Mehsud has made voluminous threats against the West for years, as he rose to his current stature as the head of the Taliban in Pakistan, and he gave no apparent specifics in his threat on the U.S. capital on Tuesday, notes CBS News' Sami Yousafzai in Peshawar.
The attack on the police academy outside Lahore left at least seven police officers and two civilians dead on Monday.
Determining who actually carried out Monday's brazen assault on the police may prove difficult, if not impossible, in a country where numerous militant groups and tribes overlap and cooperate - both in acts of terror and claims of responsibility.
Conflicting Mehsud's claim, Pakistani intelligence officials based in Lahore told CBS News' Farhan Bokhari on Tuesday that Mehsud and the Taliban may not have been directly involved in the siege, based on ongoing interrogations of militants apprehended after the incident.
Security agents have not ruled out the possibility that militants from the banned group Lashkar-e-Taiba may have carried out the attack with some support from Mehsud, but the extent of any such link remains unclear.
A Taliban source told Yousafzai on Monday, meanwhile, that a group of militants called the Fedayeen al-Islam have been trying for some time to stage high-profile hostage takings to demand the release of Taliban and other militants held by the Pakistani government.
And it could be a cyber attack. We are certainly vulnerable to such methods (read about non-Qaeda cyber threats, like Conficker).
The United States often cannot quickly or reliably trace a cyber attack back to its source, even as rival nations and extremists may be looking to wage virtual war, a top official warned Tuesday.
"It often takes weeks and sometimes months of subsequent investigation," said US intelligence director Dennis Blair, "and even at the end of very long investigations you're not quite sure" who carried out the offensive.
China, Russia and other countries already could be potent online foes and terrorists may find it easier in the future to hire hackers to target key systems, Blair told the Senate Armed Services Committee.
"Terrorists are interested in using cyberweapons, just the way they're interested in using most any weapon they can use against us," notably to target systems critical to the high-tech driven US economy, he said.
"We currently assess that their capability does not match their ambitions in that area, although that's something we have to work on all the time because things become more widespread, terrorists can find hackers to work for them," he said.
The mess in Pakistan is the key to whether al Qaeda/Taliban will succeed against us:
Two high profile guerrilla attacks in Lahore in the space of a month have heightened fears of Islamist militancy engulfing Pakistan, despite U.S. promises of support for the year-old civilian government.
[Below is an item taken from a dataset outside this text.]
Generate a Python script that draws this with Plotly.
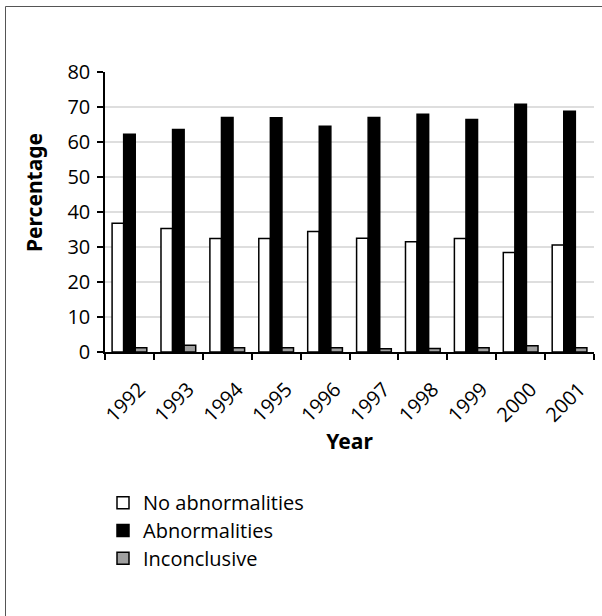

The assault by gunmen on a police academy in Lahore on Monday and another on the Sri Lankan cricket team in the city four weeks earlier brought home the depth of insecurity in Pakistan, while television channels carried the images worldwide.
"The government and the military are facing a crisis of credibility," said Ahmed Rashid, author of "Descent into Chaos", a book chronicling Pakistan's slide into the grip of militant religious extremists.
"There is no strategic plan or vision over how to deal with extremism and terrorism."
Nuclear-armed, and a hiding place for al Qaeda, Pakistan has become a foreign policy nightmare for the United States and other allies in the West.
U.S. President Barack Obama unveiled last Friday results of a strategy review for Pakistan and Afghanistan that made the annihilation of al Qaeda the principle objective.
A centrepiece of Obama's approach to Pakistan was the promise of billions of dollars in aid to help build state institutions, and improve the social and economic welfare to give people faith in President Asif Ali Zardari's civilian government.
The Pakistanis need all the help they can get.
"This incident definitely raises very serious questions about the capacity of our intelligence agencies and security apparatus to deal with these groups," Lahore-based security analyst Hasan Askari Rizvi said after the attack on the police academy.